__REQUIRED WORK__. Look at the data below and print exactly the lines from its first line through the line with "8, interval: 1"; the pictures stay out of the copy.

__RECORDED DATA__.
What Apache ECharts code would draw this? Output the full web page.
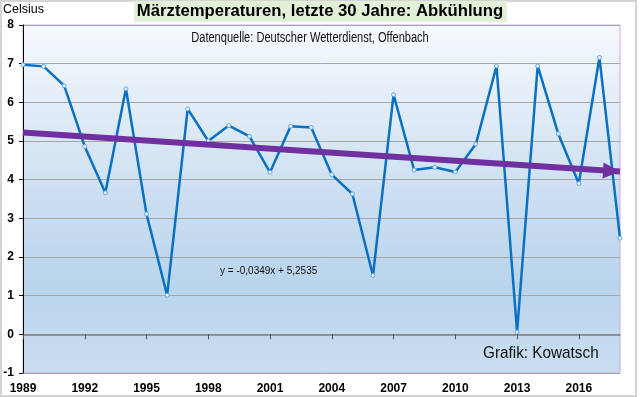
<!DOCTYPE html>
<html>
<head>
<meta charset="utf-8">
<script src="https://cdn.jsdelivr.net/npm/echarts@6/dist/echarts.min.js"></script>
<style>
  html, body { margin: 0; padding: 0; background: #fff; }
  #chart { width: 640px; height: 397px; }
</style>
</head>
<body>
<div id="chart"></div>
<script>
const years = ['1989','1990','1991','1992','1993','1994','1995','1996','1997','1998',
  '1999','2000','2001','2002','2003','2004','2005','2006','2007','2008',
  '2009','2010','2011','2012','2013','2014','2015','2016','2017','2018']
const temps = [6.97, 6.93, 6.43, 4.86, 3.66, 6.35, 3.11, 1.01, 5.83, 5.0,
  5.4, 5.12, 4.19, 5.38, 5.35, 4.13, 3.63, 1.52, 6.2, 4.25,
  4.32, 4.2, 4.92, 6.94, 0.06, 6.94, 5.19, 3.9, 7.16, 2.49]
// Trendlinie: Anfang (1989) und Ende (2018)
const trendYears = ['1989', '2018']
const trendValues = [5.22, 4.21]
const yTicks = { min: -1, max: 8, interval: 1 }

const chart = echarts.init(document.getElementById('chart'))
const option = {
  animation: false,
  backgroundColor: '#fff',
  textStyle: { fontFamily: 'Liberation Sans, Arial, sans-serif' },
  grid: { left: 23, right: 20, top: 25, bottom: 24, show: false },
  graphic: [
    { type: 'rect', silent: true, z: -10,
      shape: { x: 1, y: 1, width: 635, height: 395 },
      style: { fill: 'none', stroke: '#d4d4d4', lineWidth: 2 } },
    { type: 'rect', silent: true, z: -5,
      shape: { x: 23, y: 25, width: 597, height: 348 },
      style: {
        fill: new echarts.graphic.LinearGradient(0, 0, 0, 1, [
          { offset: 0, color: '#f6f9fd' },
          { offset: 0.45, color: '#cfe1f2' },
          { offset: 0.75, color: '#b9d4ec' },
          { offset: 1, color: '#cadef0' }
        ]),
        stroke: '#c9a9e3', lineWidth: 1
      } },
    { type: 'rect', silent: true, z: 5,
      shape: { x: 134, y: 1, width: 373, height: 21 },
      style: { fill: '#e3f0d8' } },
    { type: 'text', silent: true, z: 6, x: 320, y: 3,
      style: { text: 'Märztemperaturen, letzte 30 Jahre: Abkühlung', x: 0, y: 0,
        align: 'center', fill: '#000', font: 'bold 16.7px Liberation Sans, Arial, sans-serif' } },
    { type: 'text', silent: true, z: 6,
      style: { text: 'Celsius', x: 3, y: 3, fill: '#000', font: '12.5px Liberation Sans, Arial, sans-serif' } },
    { type: 'text', silent: true, z: 6, x: 310, y: 31, scaleX: 0.79,
      style: { text: 'Datenquelle: Deutscher Wetterdienst, Offenbach', x: 0, y: 0, align: 'center',
        fill: '#111', font: '14px Liberation Sans, Arial, sans-serif' } },
    { type: 'text', silent: true, z: 6,
      style: { text: 'y = -0,0349x + 5,2535', x: 220, y: 266,
        fill: '#111', font: '10px Liberation Sans, Arial, sans-serif' } },
    { type: 'text', silent: true, z: 6, x: 483, y: 345, scaleX: 0.9,
      style: { text: 'Grafik: Kowatsch', x: 0, y: 0,
        fill: '#111', font: '17px Liberation Sans, Arial, sans-serif' } }
  ],
  xAxis: {
    type: 'category',
    data: years,
    boundaryGap: false,
    axisLine: { lineStyle: { color: '#7f7f7f', width: 1.5 } },
    axisTick: { interval: 2, length: 5, lineStyle: { color: '#555' } },
    axisLabel: { interval: 2, margin: 10, color: '#000', fontWeight: 'bold', fontSize: 12 },
    splitLine: { show: false }
  },
  yAxis: {
    type: 'value',
    min: yTicks.min, max: yTicks.max, interval: yTicks.interval,
    axisLine: { show: true, lineStyle: { color: '#000', width: 1 } },
    axisTick: { show: true, length: 4, inside: false, lineStyle: { color: '#000' } },
    axisLabel: { margin: 9, color: '#000', fontWeight: 'bold', fontSize: 12 },
    splitLine: { lineStyle: { color: '#a6a6a6', width: 1 } }
  },
  series: [
    {
      type: 'line',
      data: temps,
      z: 3,
      symbol: 'circle',
      symbolSize: 4,
      lineStyle: { color: '#0a70c2', width: 2.5 },
      itemStyle: { color: '#e6f0fa', borderColor: '#6aa7dc', borderWidth: 1 }
    },
    {
      type: 'line',
      data: [],
      z: 4,
      markLine: {
        silent: true,
        symbol: ['none', 'triangle'],
        symbolSize: [16, 17],
        symbolOffset: [0, [0, 8.5]],
        label: { show: false },
        lineStyle: { color: '#7030a0', width: 6, type: 'solid', opacity: 1 },
        data: [[
          { coord: [trendYears[0], trendValues[0]] },
          { coord: [trendYears[1], trendValues[1]] }
        ]]
      }
    }
  ]
}
chart.setOption(option)
</script>
</body>
</html>
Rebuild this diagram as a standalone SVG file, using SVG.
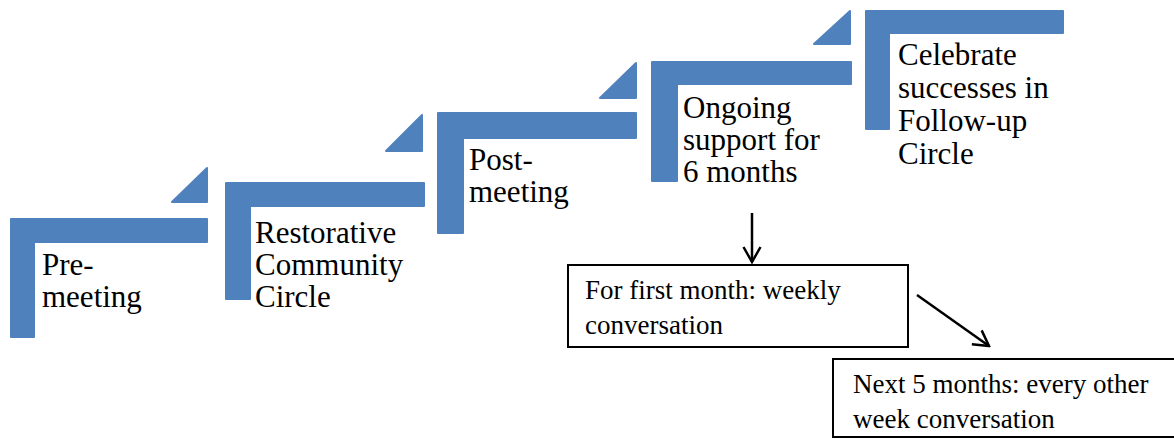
<svg xmlns="http://www.w3.org/2000/svg" width="1174" height="439" viewBox="0 0 1174 439">
  <style>
    .step { fill: #4f81bd; stroke: #4f81bd; stroke-width: 2; stroke-linejoin: round; }
    .lbl { font-family: 'Liberation Serif', 'Times New Roman', Times, Tinos, 'Noto Serif', 'DejaVu Serif', FreeSerif, 'Nimbus Roman', serif; font-size: 31px; fill: #000; }
    .box { fill: #fff; stroke: #000; stroke-width: 2; }
    .boxlbl { font-family: 'Liberation Serif', 'Times New Roman', Times, Tinos, 'Noto Serif', 'DejaVu Serif', FreeSerif, 'Nimbus Roman', serif; font-size: 27px; fill: #000; }
    .conn { stroke: #000; stroke-width: 2.5; fill: none; }
  </style>
  <defs>
    <marker id="open" markerUnits="userSpaceOnUse" viewBox="-18 -11 20 22" refX="0" refY="0" markerWidth="20" markerHeight="22" orient="auto">
      <path d="M-15,-8.5 L0,0 L-15,8.5" fill="none" stroke="#000" stroke-width="2.5" stroke-linejoin="miter"/>
    </marker>
  </defs>

  <g id="step-pre-meeting">
    <path class="step" d="M11 219 H207 V242 H34 V337 H11 Z"/>
    <path class="step" d="M172 202 L207 168 V202 Z"/>
    <text class="lbl" x="42" y="275">Pre-</text>
    <text class="lbl" x="42" y="307">meeting</text>
  </g>

  <g id="step-restorative-circle">
    <path class="step" d="M226 183 H424 V206 H250 V299 H226 Z"/>
    <path class="step" d="M386 151 L422 115 V151 Z"/>
    <text class="lbl" x="255" y="243">Restorative</text>
    <text class="lbl" x="255" y="275">Community</text>
    <text class="lbl" x="255" y="307">Circle</text>
  </g>

  <g id="step-post-meeting">
    <path class="step" d="M438 113 H636 V138 H463 V233 H438 Z"/>
    <path class="step" d="M600 98 L636 63 V98 Z"/>
    <text class="lbl" x="469" y="170">Post-</text>
    <text class="lbl" x="469" y="202">meeting</text>
  </g>

  <g id="step-ongoing-support">
    <path class="step" d="M652 62 H851 V84 H677 V181 H652 Z"/>
    <path class="step" d="M814 44 L850 11 V44 Z"/>
    <text class="lbl" x="683" y="118">Ongoing</text>
    <text class="lbl" x="683" y="150">support for</text>
    <text class="lbl" x="683" y="182">6 months</text>
  </g>

  <g id="step-celebrate">
    <path class="step" d="M866 11 H1063 V33 H889 V129 H866 Z"/>
    <text class="lbl" x="898" y="65">Celebrate</text>
    <text class="lbl" x="898" y="98">successes in</text>
    <text class="lbl" x="898" y="131">Follow-up</text>
    <text class="lbl" x="898" y="164">Circle</text>
  </g>

  <g id="box-first-month">
    <rect class="box" x="568" y="265" width="340" height="82"/>
    <text class="boxlbl" x="585" y="299">For first month: weekly</text>
    <text class="boxlbl" x="585" y="334">conversation</text>
  </g>

  <g id="box-next-months">
    <rect class="box" x="833" y="359" width="350" height="78"/>
    <text class="boxlbl" x="853" y="393">Next 5 months: every other</text>
    <text class="boxlbl" x="853" y="428">week conversation</text>
  </g>

  <g id="connectors">
    <line class="conn" x1="752" y1="213" x2="752" y2="262" marker-end="url(#open)"/>
    <line class="conn" x1="917" y1="295" x2="989" y2="346" marker-end="url(#open)"/>
  </g>
</svg>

__WRITTEN SOLUTION__.
What Apache ECharts code would draw this? Output the full web page.
<!DOCTYPE html>
<html>
<head>
<meta charset="utf-8">
<script src="https://cdn.jsdelivr.net/npm/echarts@6/dist/echarts.min.js"></script>
<style>
  html, body { margin: 0; padding: 0; background: #fff; }
  #chart { width: 640px; height: 397px; }
</style>
</head>
<body>
<div id="chart"></div>
<script>
const years = ['1989','1990','1991','1992','1993','1994','1995','1996','1997','1998',
  '1999','2000','2001','2002','2003','2004','2005','2006','2007','2008',
  '2009','2010','2011','2012','2013','2014','2015','2016','2017','2018']
const temps = [6.97, 6.93, 6.43, 4.86, 3.66, 6.35, 3.11, 1.01, 5.83, 5.0,
  5.4, 5.12, 4.19, 5.38, 5.35, 4.13, 3.63, 1.52, 6.2, 4.25,
  4.32, 4.2, 4.92, 6.94, 0.06, 6.94, 5.19, 3.9, 7.16, 2.49]
// Trendlinie: Anfang (1989) und Ende (2018)
const trendYears = ['1989', '2018']
const trendValues = [5.22, 4.21]
const yTicks = { min: -1, max: 8, interval: 1 }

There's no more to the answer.